| GOAL |
Pictures stay out of this copy, which runs from the first line of the material through the line containing "import plotly.graph_objects as go".

| DATASET SECTION |
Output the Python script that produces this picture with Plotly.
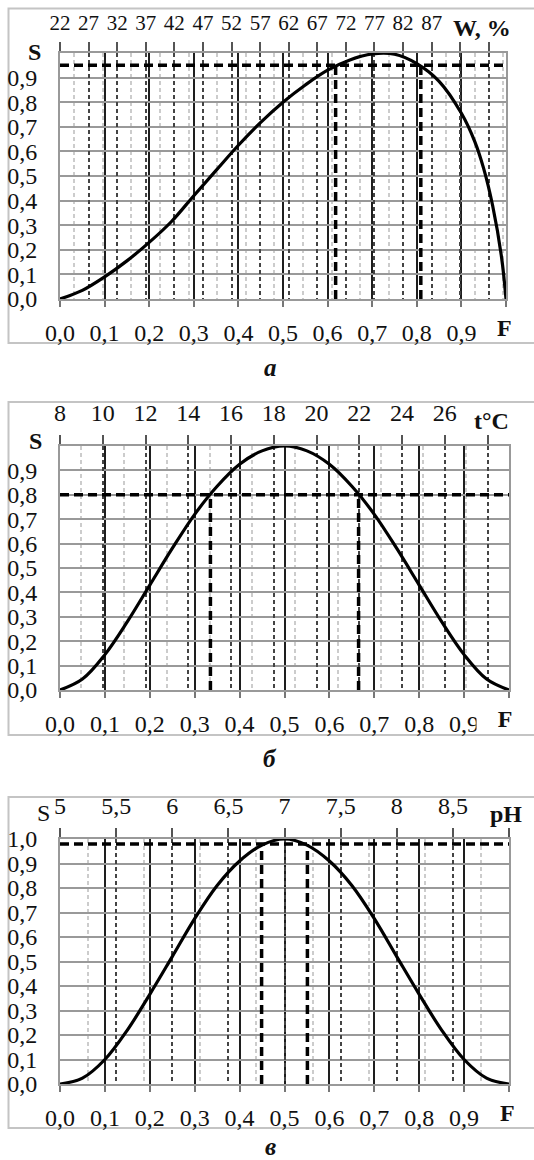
import plotly.graph_objects as go

# ---------------- data ----------------
F_a = [0, .05, .1, .15, .2, .25, .3, .35, .4, .45, .5, .55, .6, .65, .7, .75, .8, .85, .9, .93, .95, .97, .99, 1]
S_a = [0, .035, .09, .155, .23, .315, .42, .523, .625, .718, .80, .87, .93, .972, .996, .995, .957, .885, .755, .64, .53, .38, .17, 0]

F_b = [0, .05, .1, .15, .2, .25, .3, .35, .4, .45, .5, .55, .6, .65, .7, .75, .8, .85, .9, .95, 1]
S_b = [0, .045, .145, .28, .43, .58, .72, .835, .925, .98, 1, .98, .925, .835, .72, .58, .43, .28, .145, .045, 0]

F_c = [0, .05, .1, .15, .2, .25, .3, .35, .4, .45, .5, .55, .6, .65, .7, .75, .8, .85, .9, .95, 1]
S_c = [0, .024, .10, .22, .366, .52, .675, .81, .91, .975, 1, .975, .91, .81, .675, .52, .366, .22, .10, .024, 0]

# threshold lines (S level, F crossings)
thr_a = 0.95; cross_a = [0.618, 0.809]
thr_b = 0.80; cross_b = [0.335, 0.665]
thr_c = 0.98; cross_c = [0.449, 0.551]

# bottom F ticks
F_ticks = [round(i * 0.1, 1) for i in range(11)]
F_text = ["0,0", "0,1", "0,2", "0,3", "0,4", "0,5", "0,6", "0,7", "0,8", "0,9", ""]
S_ticks = [round(i * 0.1, 1) for i in range(11)]
S_text_ab = ["0,0", "0,1", "0,2", "0,3", "0,4", "0,5", "0,6", "0,7", "0,8", "0,9", ""]
S_text_c = ["0,0", "0,1", "0,2", "0,3", "0,4", "0,5", "0,6", "0,7", "0,8", "0,9", "1,0"]

# top (secondary) scales
W_range = [22, 100]
W_ticks = [22, 27, 32, 37, 42, 47, 52, 57, 62, 67, 72, 77, 82, 87, 92, 97]
W_text = ["22", "27", "32", "37", "42", "47", "52", "57", "62", "67", "72", "77", "82", "87", "", ""]
t_range = [8, 29]
t_ticks = [8, 10, 12, 14, 16, 18, 20, 22, 24, 26, 28]
t_text = ["8", "10", "12", "14", "16", "18", "20", "22", "24", "26", ""]
pH_range = [5, 9]
pH_ticks = [5, 5.5, 6, 6.5, 7, 7.5, 8, 8.5, 9]
pH_text = ["5", "5,5", "6", "6,5", "7", "7,5", "8", "8,5", ""]

W_px, H_px = 534, 1160
FONT = "Liberation Serif"
FS = 24

def px_x(v):
    return v / W_px

def px_y(v):
    return 1 - v / H_px

panels = [
    dict(F=F_a, S=S_a, thr=thr_a, cross=cross_a, x=(60, 506), y=(53, 299), box=(8.5, 343),
         top=(W_range, W_ticks, W_text, 2.5), topfs=21, ylab=S_text_ab, unit="<b>W, %</b>", unit_x=482,
         s_lab="<b>S</b>", s_xy=(34, 52), letter="<b><i>а</i></b>", letter_y=367, fbg=False),
    dict(F=F_b, S=S_b, thr=thr_b, cross=cross_b, x=(60, 509), y=(446, 690), box=(402, 735),
         top=(t_range, t_ticks, t_text, 1), topfs=24, ylab=S_text_ab, unit="<b>t°C</b>", unit_x=491,
         s_lab="<b>S</b>", s_xy=(35, 441), letter="<b><i>б</i></b>", letter_y=758, fbg=True),
    dict(F=F_c, S=S_c, thr=thr_c, cross=cross_c, x=(60, 509), y=(839, 1084), box=(797, 1128),
         top=(pH_range, pH_ticks, pH_text, 0.25), topfs=24, ylab=S_text_c, unit="<b>pH</b>", unit_x=506,
         s_lab="S", s_xy=(43, 813), letter="<b><i>в</i></b>", letter_y=1146, fbg=False),
]

fig = go.Figure()
layout = dict(width=W_px, height=H_px, margin=dict(l=0, r=0, t=0, b=0, autoexpand=False),
              template="none",
              paper_bgcolor="white", plot_bgcolor="white", showlegend=False,
              font=dict(family=FONT, size=FS, color="#111"))
shapes = []
annotations = []

for i, p in enumerate(panels):
    xb = f"x{2*i+1}" if i > 0 else "x"
    xt = f"x{2*i+2}"
    yy = f"y{i+1}" if i > 0 else "y"
    xb_key = "xaxis" if i == 0 else f"xaxis{2*i+1}"
    xt_key = f"xaxis{2*i+2}"
    y_key = "yaxis" if i == 0 else f"yaxis{i+1}"
    dom_x = [px_x(p["x"][0]), px_x(p["x"][1])]
    dom_y = [px_y(p["y"][1]), px_y(p["y"][0])]
    rng, tv, tt, minor_d = p["top"]

    layout[xb_key] = dict(domain=dom_x, anchor=yy, range=[0, 1], tickvals=F_ticks, ticktext=F_text,
                          ticks="outside", ticklen=6, tickwidth=1.5, tickcolor="#777", automargin=False,
                          ticklabelstandoff=5, showgrid=True, gridcolor="#1e1e1e", gridwidth=2,
                          showline=True, linecolor="#999", linewidth=2, zeroline=False,
                          tickfont=dict(family=FONT, size=FS, color="#111"), fixedrange=True)
    layout[xt_key] = dict(overlaying=xb, anchor=yy, side="top", range=rng, tickvals=tv, ticktext=tt,
                          ticks="outside", ticklen=9, tickwidth=1.5, tickcolor="#555", automargin=False,
                          ticklabelstandoff=4, showgrid=True, gridcolor="#444", gridwidth=1.5,
                          griddash="4px,3px", showline=True, linecolor="#999", linewidth=2,
                          zeroline=False,
                          minor=dict(dtick=minor_d, tick0=rng[0], showgrid=True, gridcolor="#cccccc",
                                     gridwidth=1.5, griddash="4px,3px", ticks=""),
                          tickfont=dict(family=FONT, size=p["topfs"], color="#111"), fixedrange=True)
    layout[y_key] = dict(domain=dom_y, anchor=xb, range=[0, 1], tickvals=S_ticks, ticktext=p["ylab"],
                         ticks="", ticklabelstandoff=16, showgrid=True, gridcolor="#999999", gridwidth=2,
                         showline=True, linecolor="#999", linewidth=2, mirror=True, zeroline=False,
                         automargin=False,
                         tickfont=dict(family=FONT, size=FS, color="#111"), fixedrange=True)

    # dummy trace to activate top axis
    fig.add_trace(go.Scatter(x=[], y=[], xaxis=xt, yaxis=yy, hoverinfo="skip"))
    # threshold lines
    fig.add_trace(go.Scatter(x=[0, 1], y=[p["thr"], p["thr"]], mode="lines", xaxis=xb, yaxis=yy,
                             line=dict(color="#000", width=3.5, dash="9px,5px"), hoverinfo="skip"))
    for c in p["cross"]:
        fig.add_trace(go.Scatter(x=[c, c], y=[0, p["thr"]], mode="lines", xaxis=xb, yaxis=yy,
                                 line=dict(color="#000", width=3.5, dash="9px,5px"), hoverinfo="skip"))
    # curve
    fig.add_trace(go.Scatter(x=p["F"], y=p["S"], mode="lines", xaxis=xb, yaxis=yy,
                             line=dict(color="#000", width=3.2, shape="spline", smoothing=1.0)))

    # panel box
    shapes.append(dict(type="rect", xref="paper", yref="paper", x0=px_x(8.5),
                       x1=1.05, y0=px_y(p["box"][1]), y1=px_y(p["box"][0]),
                       line=dict(color="#c4c4c4", width=2), layer="below"))
    # labels
    top_label_y = p["y"][0] - 25
    annotations.append(dict(text=p["unit"], xref="paper", yref="paper", x=px_x(p["unit_x"]),
                            y=px_y(top_label_y), xanchor="center", yanchor="middle", showarrow=False,
                            font=dict(family=FONT, size=FS, color="#111")))
    annotations.append(dict(text=p["s_lab"], xref="paper", yref="paper", x=px_x(p["s_xy"][0]),
                            y=px_y(p["s_xy"][1]), xanchor="center", yanchor="middle", showarrow=False,
                            font=dict(family=FONT, size=FS, color="#111")))
    fann = dict(text="<b>F</b>", xref="paper", yref="paper", x=px_x(p["x"][1] - 2),
                y=px_y(p["y"][1] + 29), xanchor="center", yanchor="middle", showarrow=False,
                font=dict(family=FONT, size=FS, color="#111"))
    if p["fbg"]:
        fann.update(bgcolor="white", width=56, height=24, align="center", borderpad=0,
                    x=px_x(p["x"][1] - 4))
    annotations.append(fann)
    annotations.append(dict(text=p["letter"], xref="paper", yref="paper", x=px_x(270),
                            y=px_y(p["letter_y"]), xanchor="center", yanchor="middle", showarrow=False,
                            font=dict(family=FONT, size=FS + 1, color="#111")))

layout["shapes"] = shapes
layout["annotations"] = annotations
fig.update_layout(**layout)
fig.write_html("out.html")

| EXPECTED ANSWER |
Output the Python script that produces this picture with Plotly.
import plotly.graph_objects as go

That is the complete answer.